= Data lines =
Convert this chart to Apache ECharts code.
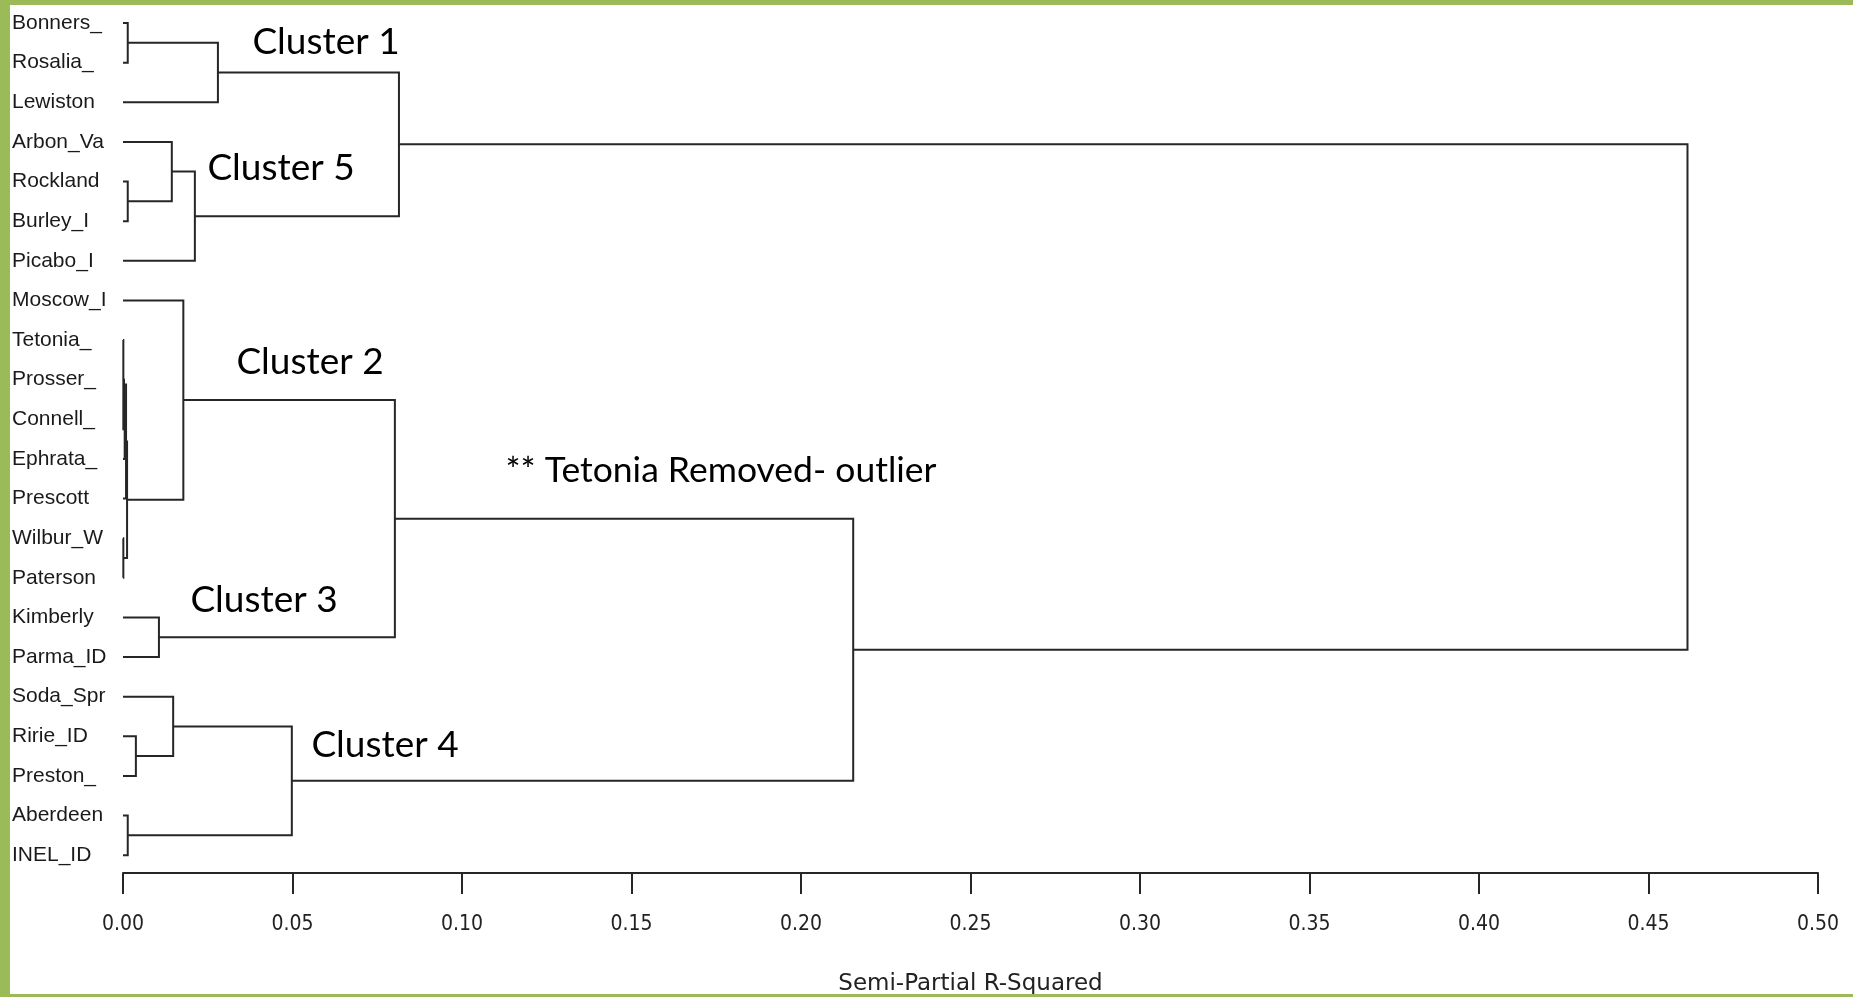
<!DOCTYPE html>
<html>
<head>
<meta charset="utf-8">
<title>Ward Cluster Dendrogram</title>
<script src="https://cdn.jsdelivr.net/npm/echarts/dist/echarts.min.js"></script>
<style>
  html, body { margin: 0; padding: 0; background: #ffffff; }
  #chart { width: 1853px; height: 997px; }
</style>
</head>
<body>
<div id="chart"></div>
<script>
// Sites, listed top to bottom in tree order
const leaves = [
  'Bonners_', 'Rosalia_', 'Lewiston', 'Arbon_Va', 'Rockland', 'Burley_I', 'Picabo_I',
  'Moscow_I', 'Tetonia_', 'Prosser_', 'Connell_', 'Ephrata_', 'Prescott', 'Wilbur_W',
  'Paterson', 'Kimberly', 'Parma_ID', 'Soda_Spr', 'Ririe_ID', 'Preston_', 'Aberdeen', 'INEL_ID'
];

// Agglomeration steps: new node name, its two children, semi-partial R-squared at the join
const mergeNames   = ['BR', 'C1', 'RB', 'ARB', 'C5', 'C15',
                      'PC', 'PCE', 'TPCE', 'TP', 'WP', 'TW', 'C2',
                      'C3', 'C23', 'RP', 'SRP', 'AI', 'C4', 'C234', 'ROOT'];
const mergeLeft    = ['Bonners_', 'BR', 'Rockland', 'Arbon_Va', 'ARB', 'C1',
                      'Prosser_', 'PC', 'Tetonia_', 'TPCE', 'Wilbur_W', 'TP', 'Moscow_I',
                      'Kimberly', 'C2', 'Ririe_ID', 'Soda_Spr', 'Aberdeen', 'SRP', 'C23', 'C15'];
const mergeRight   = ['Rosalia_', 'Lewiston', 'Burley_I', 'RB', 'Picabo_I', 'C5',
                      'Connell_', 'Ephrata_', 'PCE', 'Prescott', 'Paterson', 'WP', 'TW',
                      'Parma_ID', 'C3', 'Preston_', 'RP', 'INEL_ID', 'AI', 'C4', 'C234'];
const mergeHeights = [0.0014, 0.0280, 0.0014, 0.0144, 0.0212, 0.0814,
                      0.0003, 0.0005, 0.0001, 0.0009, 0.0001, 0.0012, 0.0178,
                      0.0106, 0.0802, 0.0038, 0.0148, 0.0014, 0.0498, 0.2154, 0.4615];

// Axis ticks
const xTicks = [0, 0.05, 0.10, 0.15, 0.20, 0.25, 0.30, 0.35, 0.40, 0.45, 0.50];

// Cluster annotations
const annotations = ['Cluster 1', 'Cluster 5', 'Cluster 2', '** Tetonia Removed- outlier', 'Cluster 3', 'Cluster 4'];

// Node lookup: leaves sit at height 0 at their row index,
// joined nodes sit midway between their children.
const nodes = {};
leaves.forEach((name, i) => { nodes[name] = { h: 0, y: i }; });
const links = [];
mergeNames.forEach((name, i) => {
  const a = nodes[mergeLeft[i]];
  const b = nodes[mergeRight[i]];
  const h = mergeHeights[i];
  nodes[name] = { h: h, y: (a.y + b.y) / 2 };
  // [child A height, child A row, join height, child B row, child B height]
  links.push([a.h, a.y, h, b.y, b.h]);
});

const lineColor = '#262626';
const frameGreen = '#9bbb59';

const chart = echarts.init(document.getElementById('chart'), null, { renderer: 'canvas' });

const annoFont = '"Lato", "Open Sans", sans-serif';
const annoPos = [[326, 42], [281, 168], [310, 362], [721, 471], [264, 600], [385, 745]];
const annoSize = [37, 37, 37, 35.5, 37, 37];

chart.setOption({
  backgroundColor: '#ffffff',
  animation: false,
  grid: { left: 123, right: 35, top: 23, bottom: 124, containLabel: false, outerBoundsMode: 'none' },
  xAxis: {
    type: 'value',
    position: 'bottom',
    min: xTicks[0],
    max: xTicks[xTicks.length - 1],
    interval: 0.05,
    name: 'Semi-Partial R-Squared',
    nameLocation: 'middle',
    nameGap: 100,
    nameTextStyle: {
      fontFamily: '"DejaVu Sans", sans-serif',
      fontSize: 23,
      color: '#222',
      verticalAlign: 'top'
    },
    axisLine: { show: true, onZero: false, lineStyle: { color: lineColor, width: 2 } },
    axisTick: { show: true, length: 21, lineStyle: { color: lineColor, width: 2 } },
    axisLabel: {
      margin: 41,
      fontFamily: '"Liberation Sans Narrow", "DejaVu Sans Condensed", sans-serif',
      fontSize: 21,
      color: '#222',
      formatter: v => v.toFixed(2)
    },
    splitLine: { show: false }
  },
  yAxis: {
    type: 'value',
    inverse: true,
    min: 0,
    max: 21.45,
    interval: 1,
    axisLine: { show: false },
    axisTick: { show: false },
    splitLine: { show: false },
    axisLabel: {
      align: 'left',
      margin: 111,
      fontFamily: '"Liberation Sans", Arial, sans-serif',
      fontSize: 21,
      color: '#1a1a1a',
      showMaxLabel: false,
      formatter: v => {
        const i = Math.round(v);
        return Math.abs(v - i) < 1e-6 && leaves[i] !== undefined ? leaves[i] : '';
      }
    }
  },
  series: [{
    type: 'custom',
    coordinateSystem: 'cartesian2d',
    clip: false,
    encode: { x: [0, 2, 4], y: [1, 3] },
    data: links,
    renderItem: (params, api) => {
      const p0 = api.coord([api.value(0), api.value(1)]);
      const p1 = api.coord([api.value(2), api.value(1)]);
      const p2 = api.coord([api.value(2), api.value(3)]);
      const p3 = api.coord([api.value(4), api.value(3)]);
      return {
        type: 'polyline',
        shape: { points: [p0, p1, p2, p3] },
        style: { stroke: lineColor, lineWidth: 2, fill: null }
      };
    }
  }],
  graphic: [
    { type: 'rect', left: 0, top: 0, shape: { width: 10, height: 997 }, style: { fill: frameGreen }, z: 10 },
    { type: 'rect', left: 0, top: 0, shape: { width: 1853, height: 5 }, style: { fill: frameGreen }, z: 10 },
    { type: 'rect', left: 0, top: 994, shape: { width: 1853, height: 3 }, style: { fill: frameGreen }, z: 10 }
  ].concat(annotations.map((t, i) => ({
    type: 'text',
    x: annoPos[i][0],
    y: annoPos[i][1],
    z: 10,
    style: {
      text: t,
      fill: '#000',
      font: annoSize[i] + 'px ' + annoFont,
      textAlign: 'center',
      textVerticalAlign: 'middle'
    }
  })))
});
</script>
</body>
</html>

= Task instructions =
With the pictures left out, transcribe the material exactly.

= Solution =
Convert this chart to Apache ECharts code.
<!DOCTYPE html>
<html>
<head>
<meta charset="utf-8">
<title>Ward Cluster Dendrogram</title>
<script src="https://cdn.jsdelivr.net/npm/echarts/dist/echarts.min.js"></script>
<style>
  html, body { margin: 0; padding: 0; background: #ffffff; }
  #chart { width: 1853px; height: 997px; }
</style>
</head>
<body>
<div id="chart"></div>
<script>
// Sites, listed top to bottom in tree order
const leaves = [
  'Bonners_', 'Rosalia_', 'Lewiston', 'Arbon_Va', 'Rockland', 'Burley_I', 'Picabo_I',
  'Moscow_I', 'Tetonia_', 'Prosser_', 'Connell_', 'Ephrata_', 'Prescott', 'Wilbur_W',
  'Paterson', 'Kimberly', 'Parma_ID', 'Soda_Spr', 'Ririe_ID', 'Preston_', 'Aberdeen', 'INEL_ID'
];

// Agglomeration steps: new node name, its two children, semi-partial R-squared at the join
const mergeNames   = ['BR', 'C1', 'RB', 'ARB', 'C5', 'C15',
                      'PC', 'PCE', 'TPCE', 'TP', 'WP', 'TW', 'C2',
                      'C3', 'C23', 'RP', 'SRP', 'AI', 'C4', 'C234', 'ROOT'];
const mergeLeft    = ['Bonners_', 'BR', 'Rockland', 'Arbon_Va', 'ARB', 'C1',
                      'Prosser_', 'PC', 'Tetonia_', 'TPCE', 'Wilbur_W', 'TP', 'Moscow_I',
                      'Kimberly', 'C2', 'Ririe_ID', 'Soda_Spr', 'Aberdeen', 'SRP', 'C23', 'C15'];
const mergeRight   = ['Rosalia_', 'Lewiston', 'Burley_I', 'RB', 'Picabo_I', 'C5',
                      'Connell_', 'Ephrata_', 'PCE', 'Prescott', 'Paterson', 'WP', 'TW',
                      'Parma_ID', 'C3', 'Preston_', 'RP', 'INEL_ID', 'AI', 'C4', 'C234'];
const mergeHeights = [0.0014, 0.0280, 0.0014, 0.0144, 0.0212, 0.0814,
                      0.0003, 0.0005, 0.0001, 0.0009, 0.0001, 0.0012, 0.0178,
                      0.0106, 0.0802, 0.0038, 0.0148, 0.0014, 0.0498, 0.2154, 0.4615];

// Axis ticks
const xTicks = [0, 0.05, 0.10, 0.15, 0.20, 0.25, 0.30, 0.35, 0.40, 0.45, 0.50];

// Cluster annotations
const annotations = ['Cluster 1', 'Cluster 5', 'Cluster 2', '** Tetonia Removed- outlier', 'Cluster 3', 'Cluster 4'];

// Node lookup: leaves sit at height 0 at their row index,
// joined nodes sit midway between their children.
const nodes = {};
leaves.forEach((name, i) => { nodes[name] = { h: 0, y: i }; });
const links = [];
mergeNames.forEach((name, i) => {
  const a = nodes[mergeLeft[i]];
  const b = nodes[mergeRight[i]];
  const h = mergeHeights[i];
  nodes[name] = { h: h, y: (a.y + b.y) / 2 };
  // [child A height, child A row, join height, child B row, child B height]
  links.push([a.h, a.y, h, b.y, b.h]);
});

const lineColor = '#262626';
const frameGreen = '#9bbb59';

const chart = echarts.init(document.getElementById('chart'), null, { renderer: 'canvas' });

const annoFont = '"Lato", "Open Sans", sans-serif';
const annoPos = [[326, 42], [281, 168], [310, 362], [721, 471], [264, 600], [385, 745]];
const annoSize = [37, 37, 37, 35.5, 37, 37];

chart.setOption({
  backgroundColor: '#ffffff',
  animation: false,
  grid: { left: 123, right: 35, top: 23, bottom: 124, containLabel: false, outerBoundsMode: 'none' },
  xAxis: {
    type: 'value',
    position: 'bottom',
    min: xTicks[0],
    max: xTicks[xTicks.length - 1],
    interval: 0.05,
    name: 'Semi-Partial R-Squared',
    nameLocation: 'middle',
    nameGap: 100,
    nameTextStyle: {
      fontFamily: '"DejaVu Sans", sans-serif',
      fontSize: 23,
      color: '#222',
      verticalAlign: 'top'
    },
    axisLine: { show: true, onZero: false, lineStyle: { color: lineColor, width: 2 } },
    axisTick: { show: true, length: 21, lineStyle: { color: lineColor, width: 2 } },
    axisLabel: {
      margin: 41,
      fontFamily: '"Liberation Sans Narrow", "DejaVu Sans Condensed", sans-serif',
      fontSize: 21,
      color: '#222',
      formatter: v => v.toFixed(2)
    },
    splitLine: { show: false }
  },
  yAxis: {
    type: 'value',
    inverse: true,
    min: 0,
    max: 21.45,
    interval: 1,
    axisLine: { show: false },
    axisTick: { show: false },
    splitLine: { show: false },
    axisLabel: {
      align: 'left',
      margin: 111,
      fontFamily: '"Liberation Sans", Arial, sans-serif',
      fontSize: 21,
      color: '#1a1a1a',
      showMaxLabel: false,
      formatter: v => {
        const i = Math.round(v);
        return Math.abs(v - i) < 1e-6 && leaves[i] !== undefined ? leaves[i] : '';
      }
    }
  },
  series: [{
    type: 'custom',
    coordinateSystem: 'cartesian2d',
    clip: false,
    encode: { x: [0, 2, 4], y: [1, 3] },
    data: links,
    renderItem: (params, api) => {
      const p0 = api.coord([api.value(0), api.value(1)]);
      const p1 = api.coord([api.value(2), api.value(1)]);
      const p2 = api.coord([api.value(2), api.value(3)]);
      const p3 = api.coord([api.value(4), api.value(3)]);
      return {
        type: 'polyline',
        shape: { points: [p0, p1, p2, p3] },
        style: { stroke: lineColor, lineWidth: 2, fill: null }
      };
    }
  }],
  graphic: [
    { type: 'rect', left: 0, top: 0, shape: { width: 10, height: 997 }, style: { fill: frameGreen }, z: 10 },
    { type: 'rect', left: 0, top: 0, shape: { width: 1853, height: 5 }, style: { fill: frameGreen }, z: 10 },
    { type: 'rect', left: 0, top: 994, shape: { width: 1853, height: 3 }, style: { fill: frameGreen }, z: 10 }
  ].concat(annotations.map((t, i) => ({
    type: 'text',
    x: annoPos[i][0],
    y: annoPos[i][1],
    z: 10,
    style: {
      text: t,
      fill: '#000',
      font: annoSize[i] + 'px ' + annoFont,
      textAlign: 'center',
      textVerticalAlign: 'middle'
    }
  })))
});
</script>
</body>
</html>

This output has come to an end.